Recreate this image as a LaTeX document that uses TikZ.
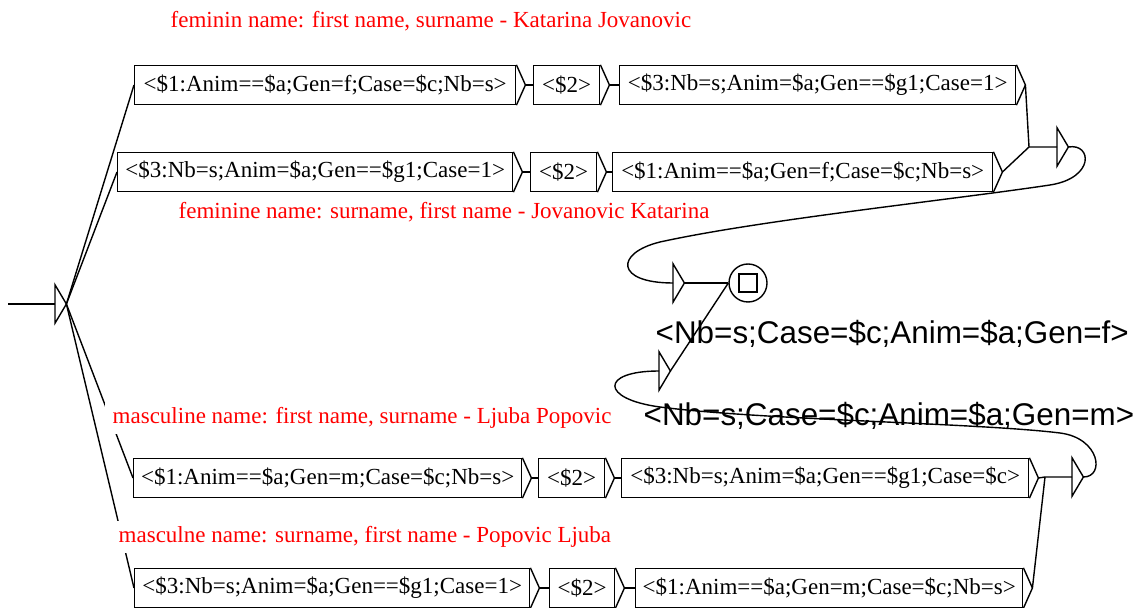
\documentclass[tikz,border=0pt]{standalone}
\usepackage{fontspec}
\setmainfont{Liberation Serif}
\newfontfamily\outfamily{Liberation Sans}
\usetikzlibrary{positioning}

\tikzset{
  box/.style={draw, anchor=west, inner sep=0pt, minimum height=19.5pt,
    font=\fontsize{11.5}{13}\selectfont},
  eps/.style={anchor=west, inner sep=0pt, minimum width=5pt, minimum height=18.5pt},
  cmt/.style={anchor=west, fill=white, text=red, inner xsep=4pt, inner ysep=0pt,
    minimum height=16pt, font=\fontsize{11.5}{13}\selectfont},
  outp/.style={anchor=west, inner sep=0pt, font=\outfamily\fontsize{15.7}{18}\selectfont}
}

\begin{document}
\begin{tikzpicture}[x=0.5pt, y=-0.5pt, line width=0.7pt]
    % box labels
    \def\fA{<\$1:Anim==\$a;Gen=f;Case=\$c;Nb=s>}
    \def\mA{<\$1:Anim==\$a;Gen=m;Case=\$c;Nb=s>}
    \def\gB{<\$3:Nb=s;Anim=\$a;Gen==\$g1;Case=1>}
    \def\cB{<\$3:Nb=s;Anim=\$a;Gen==\$g1;Case=\$c>}
    \def\two{<\$2>}

    \useasboundingbox (0,0) rectangle (1138,608);

    % feminine rows
    \node[box, minimum width=190.5pt] (r1a) at (134,85) {\fA};
    \node[box, minimum width=33pt] (r1b) at (533,85) {\two};
    \node[box, minimum width=198pt] (r1c) at (619,85) {\gB};
    \node[box, minimum width=197.5pt] (r2a) at (117,172) {\gB};
    \node[box, minimum width=33pt] (r2b) at (530,172) {\two};
    \node[box, minimum width=190pt] (r2c) at (612,172) {\fA};

    % masculine rows
    \node[box, minimum width=194pt] (r3a) at (133,478) {\mA};
    \node[box, minimum width=33pt] (r3b) at (538,478) {\two};
    \node[box, minimum width=203.5pt] (r3c) at (621,478) {\cB};
    \node[box, minimum width=197.5pt] (r4a) at (134,588) {\gB};
    \node[box, minimum width=32.5pt] (r4b) at (549,588) {\two};
    \node[box, minimum width=193.5pt] (r4c) at (635,588) {\mA};

    % tip on the right of every box
    \foreach \b in {r1a,r1b,r1c,r2a,r2b,r2c,r3a,r3b,r3c,r4a,r4b,r4c} {
      \draw (\b.north east) -- ([xshift=4.5pt]\b.east) coordinate (\b-o) -- (\b.south east);
    }

    % empty boxes
    \foreach \n/\x/\y in {ini/55/304, fE/1057/147, mE/1072/477, fO/673/283, mO/659/371} {
      \node[eps] (\n) at (\x,\y) {};
      \draw (\n.north west) -- (\n.east) -- (\n.south west) -- cycle;
    }

    % final state
    \node[draw, circle, minimum size=19pt, inner sep=0pt] (fin) at (748,283) {};
    \node[draw, minimum size=9pt, inner sep=0pt] (finsq) at (fin) {};

    % outputs
    \node[outp] (fout) at (655,334) {<Nb=s;Case=\$c;Anim=\$a;Gen=f>};
    \node[outp] (mout) at (643,416) {<Nb=s;Case=\$c;Anim=\$a;Gen=m>};

    % transitions
    \coordinate (st) at (8,304);
    \coordinate (fJ) at (1029,147);
    \coordinate (mJ) at (1045,477);
    \draw (st) -- (ini.west);
    \foreach \row in {1,...,4} {
      \draw (ini.east) -- (r\row a.west);
      \draw (r\row a-o) -- (r\row b.west);
      \draw (r\row b-o) -- (r\row c.west);
    }
    \draw (r1c-o) -- (fJ) -- (fE.west);
    \draw (r2c-o) -- (fJ);
    \draw (r3c-o) -- (mJ) -- (mE.west);
    \draw (r4c-o) -- (mJ);
    \draw (fE.east) .. controls (1092,143) and (1095,178) .. (1050,185)
      .. controls (950,200) and (760,220) .. (660,242)
      .. controls (615,253) and (615,283) .. (fO.west);
    \draw (mE.east) .. controls (1105,477) and (1100,438) .. (1060,433)
      .. controls (980,423) and (760,420) .. (660,407)
      .. controls (600,399) and (600,371) .. (mO.west);
    \draw (fO.east) -- (fin.west);
    \draw (mO.east) -- (fin.west);

    % comments
    \node[cmt] (c1) at (162,21.5) {feminin name: first name, surname - Katarina Jovanovic};
    \node[cmt] (c2) at (170,212.5) {feminine name: surname, first name - Jovanovic Katarina};
    \node[cmt] (c3) at (104,417.5) {masculine name: first name, surname - Ljuba Popovic};
    \node[cmt] (c4) at (110,536.5) {masculne name: surname, first name - Popovic Ljuba};

  \end{tikzpicture}
\end{document}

The request →
Each line of the data is to be duplicated exactly; pictures stay out of the copy.

Solution below →
Recreate this image as a LaTeX document that uses TikZ.
\documentclass[tikz,border=0pt]{standalone}
\usepackage{fontspec}
\setmainfont{Liberation Serif}
\newfontfamily\outfamily{Liberation Sans}
\usetikzlibrary{positioning}

\tikzset{
  box/.style={draw, anchor=west, inner sep=0pt, minimum height=19.5pt,
    font=\fontsize{11.5}{13}\selectfont},
  eps/.style={anchor=west, inner sep=0pt, minimum width=5pt, minimum height=18.5pt},
  cmt/.style={anchor=west, fill=white, text=red, inner xsep=4pt, inner ysep=0pt,
    minimum height=16pt, font=\fontsize{11.5}{13}\selectfont},
  outp/.style={anchor=west, inner sep=0pt, font=\outfamily\fontsize{15.7}{18}\selectfont}
}

\begin{document}
\begin{tikzpicture}[x=0.5pt, y=-0.5pt, line width=0.7pt]
    % box labels
    \def\fA{<\$1:Anim==\$a;Gen=f;Case=\$c;Nb=s>}
    \def\mA{<\$1:Anim==\$a;Gen=m;Case=\$c;Nb=s>}
    \def\gB{<\$3:Nb=s;Anim=\$a;Gen==\$g1;Case=1>}
    \def\cB{<\$3:Nb=s;Anim=\$a;Gen==\$g1;Case=\$c>}
    \def\two{<\$2>}

    \useasboundingbox (0,0) rectangle (1138,608);

    % feminine rows
    \node[box, minimum width=190.5pt] (r1a) at (134,85) {\fA};
    \node[box, minimum width=33pt] (r1b) at (533,85) {\two};
    \node[box, minimum width=198pt] (r1c) at (619,85) {\gB};
    \node[box, minimum width=197.5pt] (r2a) at (117,172) {\gB};
    \node[box, minimum width=33pt] (r2b) at (530,172) {\two};
    \node[box, minimum width=190pt] (r2c) at (612,172) {\fA};

    % masculine rows
    \node[box, minimum width=194pt] (r3a) at (133,478) {\mA};
    \node[box, minimum width=33pt] (r3b) at (538,478) {\two};
    \node[box, minimum width=203.5pt] (r3c) at (621,478) {\cB};
    \node[box, minimum width=197.5pt] (r4a) at (134,588) {\gB};
    \node[box, minimum width=32.5pt] (r4b) at (549,588) {\two};
    \node[box, minimum width=193.5pt] (r4c) at (635,588) {\mA};

    % tip on the right of every box
    \foreach \b in {r1a,r1b,r1c,r2a,r2b,r2c,r3a,r3b,r3c,r4a,r4b,r4c} {
      \draw (\b.north east) -- ([xshift=4.5pt]\b.east) coordinate (\b-o) -- (\b.south east);
    }

    % empty boxes
    \foreach \n/\x/\y in {ini/55/304, fE/1057/147, mE/1072/477, fO/673/283, mO/659/371} {
      \node[eps] (\n) at (\x,\y) {};
      \draw (\n.north west) -- (\n.east) -- (\n.south west) -- cycle;
    }

    % final state
    \node[draw, circle, minimum size=19pt, inner sep=0pt] (fin) at (748,283) {};
    \node[draw, minimum size=9pt, inner sep=0pt] (finsq) at (fin) {};

    % outputs
    \node[outp] (fout) at (655,334) {<Nb=s;Case=\$c;Anim=\$a;Gen=f>};
    \node[outp] (mout) at (643,416) {<Nb=s;Case=\$c;Anim=\$a;Gen=m>};

    % transitions
    \coordinate (st) at (8,304);
    \coordinate (fJ) at (1029,147);
    \coordinate (mJ) at (1045,477);
    \draw (st) -- (ini.west);
    \foreach \row in {1,...,4} {
      \draw (ini.east) -- (r\row a.west);
      \draw (r\row a-o) -- (r\row b.west);
      \draw (r\row b-o) -- (r\row c.west);
    }
    \draw (r1c-o) -- (fJ) -- (fE.west);
    \draw (r2c-o) -- (fJ);
    \draw (r3c-o) -- (mJ) -- (mE.west);
    \draw (r4c-o) -- (mJ);
    \draw (fE.east) .. controls (1092,143) and (1095,178) .. (1050,185)
      .. controls (950,200) and (760,220) .. (660,242)
      .. controls (615,253) and (615,283) .. (fO.west);
    \draw (mE.east) .. controls (1105,477) and (1100,438) .. (1060,433)
      .. controls (980,423) and (760,420) .. (660,407)
      .. controls (600,399) and (600,371) .. (mO.west);
    \draw (fO.east) -- (fin.west);
    \draw (mO.east) -- (fin.west);

    % comments
    \node[cmt] (c1) at (162,21.5) {feminin name: first name, surname - Katarina Jovanovic};
    \node[cmt] (c2) at (170,212.5) {feminine name: surname, first name - Jovanovic Katarina};
    \node[cmt] (c3) at (104,417.5) {masculine name: first name, surname - Ljuba Popovic};
    \node[cmt] (c4) at (110,536.5) {masculne name: surname, first name - Popovic Ljuba};

  \end{tikzpicture}
\end{document}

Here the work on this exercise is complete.